▶ Written problem
Reproduce the data below in full and exclude every picture.

==== Data section ====

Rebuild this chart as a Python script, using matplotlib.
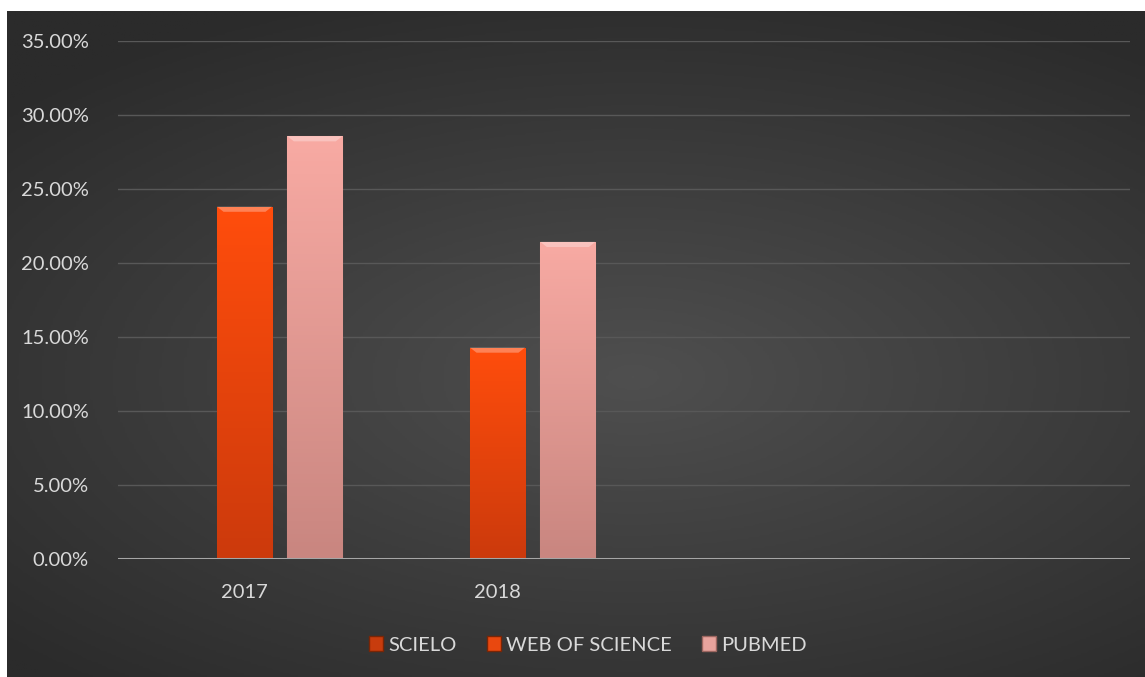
import numpy as np
import matplotlib
matplotlib.use("Agg")
import matplotlib.pyplot as plt
from matplotlib.colors import LinearSegmentedColormap
from matplotlib.patches import Patch

# data
categories = ["2017", "2018", "", ""]
series = ["SCIELO", "WEB OF SCIENCE", "PUBMED"]
scielo = [0.0, 0.0, 0.0, 0.0]
web_of_science = [23.81, 14.29, 0.0, 0.0]
pubmed = [28.57, 21.43, 0.0, 0.0]

plt.rcParams['font.family'] = ['Lato', 'DejaVu Sans']
txt = '#d9d9d9'

fig = plt.figure(figsize=(11.45, 6.77), dpi=100, facecolor='white')

# dark radial background of the chart area
bg = fig.add_axes([7 / 1145, 0, 1 - 7 / 1145, 1 - 11 / 677])
yy, xx = np.mgrid[-1:1:300j, -1:1:500j]
r = np.sqrt(((xx - 0.1) * 0.9) ** 2 + ((yy - 0.1) * 1.1) ** 2)
bg_cmap = LinearSegmentedColormap.from_list('bg', ['#4f4f4f', '#2b2b2b'])
bg.imshow(r, cmap=bg_cmap, aspect='auto', extent=[0, 1, 0, 1], vmin=0, vmax=1.35)
bg.axis('off')

ax = fig.add_axes([118 / 1145, 1 - 559 / 677, (1130 - 118) / 1145, (559 - 41) / 677])
ax.patch.set_alpha(0)

x = np.arange(len(categories))
w = 0.218
off = 0.278


def shaded_bars(xpos, vals, top, bottom, edge):
    bars = ax.bar(xpos, vals, w, color=top, edgecolor=edge, linewidth=0.8, zorder=3)
    cm = LinearSegmentedColormap.from_list('b', [bottom, top])
    grad = np.linspace(0, 1, 100).reshape(-1, 1)
    for b in bars:
        if b.get_height() <= 0:
            continue
        x0, y0 = b.get_x(), b.get_y()
        h = b.get_height()
        im = ax.imshow(grad, cmap=cm, origin='lower', aspect='auto',
                       extent=[x0, x0 + w, y0, y0 + h], zorder=3.5)
        im.set_clip_path(b)
        # light bevel on top
        ax.fill([x0, x0 + w, x0 + w * 0.88, x0 + w * 0.12],
                [y0 + h, y0 + h, y0 + h - 0.35, y0 + h - 0.35],
                color='white', alpha=0.3, lw=0, zorder=4)
    return bars


shaded_bars(x - off, scielo, '#d8420f', '#b5330a', '#7a2506')
shaded_bars(x, web_of_science, '#ff4d0d', '#cc3a0c', '#8a2a08')
shaded_bars(x + off, pubmed, '#f8aaa3', '#c98680', '#9c6660')

ax.set_xlim(-0.5, len(categories) - 0.5)
ax.set_ylim(0, 35)
ax.set_yticks(np.arange(0, 36, 5))
ax.set_yticklabels(['%.2f%%' % v for v in np.arange(0, 36, 5)])
ax.set_xticks(x)
ax.set_xticklabels(categories)
ax.tick_params(axis='both', length=0, colors=txt, labelsize=14.5)
ax.tick_params(axis='y', pad=21)
ax.tick_params(axis='x', pad=18)
ax.grid(axis='y', color='#585858', lw=1, zorder=0)
for s in ax.spines.values():
    s.set_visible(False)
ax.axhline(0, color='#a6a6a6', lw=2.2, zorder=5)

handles = [Patch(facecolor='#c83c0d', edgecolor='#7a2506'),
           Patch(facecolor='#e9480f', edgecolor='#7a2506'),
           Patch(facecolor='#e8a39d', edgecolor='#9c6660')]
fig.legend(handles, series, loc='center', bbox_to_anchor=(588 / 1145, 1 - 645 / 677),
           ncol=3, frameon=False, fontsize=14.5, labelcolor=txt,
           handlelength=0.7, handleheight=0.7, handletextpad=0.25, columnspacing=1.5)

fig.savefig('out.png', dpi=100, facecolor='white')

====

▶ Full output
Rebuild this chart as a Python script, using matplotlib.
import numpy as np
import matplotlib
matplotlib.use("Agg")
import matplotlib.pyplot as plt
from matplotlib.colors import LinearSegmentedColormap
from matplotlib.patches import Patch

# data
categories = ["2017", "2018", "", ""]
series = ["SCIELO", "WEB OF SCIENCE", "PUBMED"]
scielo = [0.0, 0.0, 0.0, 0.0]
web_of_science = [23.81, 14.29, 0.0, 0.0]
pubmed = [28.57, 21.43, 0.0, 0.0]

plt.rcParams['font.family'] = ['Lato', 'DejaVu Sans']
txt = '#d9d9d9'

fig = plt.figure(figsize=(11.45, 6.77), dpi=100, facecolor='white')

# dark radial background of the chart area
bg = fig.add_axes([7 / 1145, 0, 1 - 7 / 1145, 1 - 11 / 677])
yy, xx = np.mgrid[-1:1:300j, -1:1:500j]
r = np.sqrt(((xx - 0.1) * 0.9) ** 2 + ((yy - 0.1) * 1.1) ** 2)
bg_cmap = LinearSegmentedColormap.from_list('bg', ['#4f4f4f', '#2b2b2b'])
bg.imshow(r, cmap=bg_cmap, aspect='auto', extent=[0, 1, 0, 1], vmin=0, vmax=1.35)
bg.axis('off')

ax = fig.add_axes([118 / 1145, 1 - 559 / 677, (1130 - 118) / 1145, (559 - 41) / 677])
ax.patch.set_alpha(0)

x = np.arange(len(categories))
w = 0.218
off = 0.278


def shaded_bars(xpos, vals, top, bottom, edge):
    bars = ax.bar(xpos, vals, w, color=top, edgecolor=edge, linewidth=0.8, zorder=3)
    cm = LinearSegmentedColormap.from_list('b', [bottom, top])
    grad = np.linspace(0, 1, 100).reshape(-1, 1)
    for b in bars:
        if b.get_height() <= 0:
            continue
        x0, y0 = b.get_x(), b.get_y()
        h = b.get_height()
        im = ax.imshow(grad, cmap=cm, origin='lower', aspect='auto',
                       extent=[x0, x0 + w, y0, y0 + h], zorder=3.5)
        im.set_clip_path(b)
        # light bevel on top
        ax.fill([x0, x0 + w, x0 + w * 0.88, x0 + w * 0.12],
                [y0 + h, y0 + h, y0 + h - 0.35, y0 + h - 0.35],
                color='white', alpha=0.3, lw=0, zorder=4)
    return bars


shaded_bars(x - off, scielo, '#d8420f', '#b5330a', '#7a2506')
shaded_bars(x, web_of_science, '#ff4d0d', '#cc3a0c', '#8a2a08')
shaded_bars(x + off, pubmed, '#f8aaa3', '#c98680', '#9c6660')

ax.set_xlim(-0.5, len(categories) - 0.5)
ax.set_ylim(0, 35)
ax.set_yticks(np.arange(0, 36, 5))
ax.set_yticklabels(['%.2f%%' % v for v in np.arange(0, 36, 5)])
ax.set_xticks(x)
ax.set_xticklabels(categories)
ax.tick_params(axis='both', length=0, colors=txt, labelsize=14.5)
ax.tick_params(axis='y', pad=21)
ax.tick_params(axis='x', pad=18)
ax.grid(axis='y', color='#585858', lw=1, zorder=0)
for s in ax.spines.values():
    s.set_visible(False)
ax.axhline(0, color='#a6a6a6', lw=2.2, zorder=5)

handles = [Patch(facecolor='#c83c0d', edgecolor='#7a2506'),
           Patch(facecolor='#e9480f', edgecolor='#7a2506'),
           Patch(facecolor='#e8a39d', edgecolor='#9c6660')]
fig.legend(handles, series, loc='center', bbox_to_anchor=(588 / 1145, 1 - 645 / 677),
           ncol=3, frameon=False, fontsize=14.5, labelcolor=txt,
           handlelength=0.7, handleheight=0.7, handletextpad=0.25, columnspacing=1.5)

fig.savefig('out.png', dpi=100, facecolor='white')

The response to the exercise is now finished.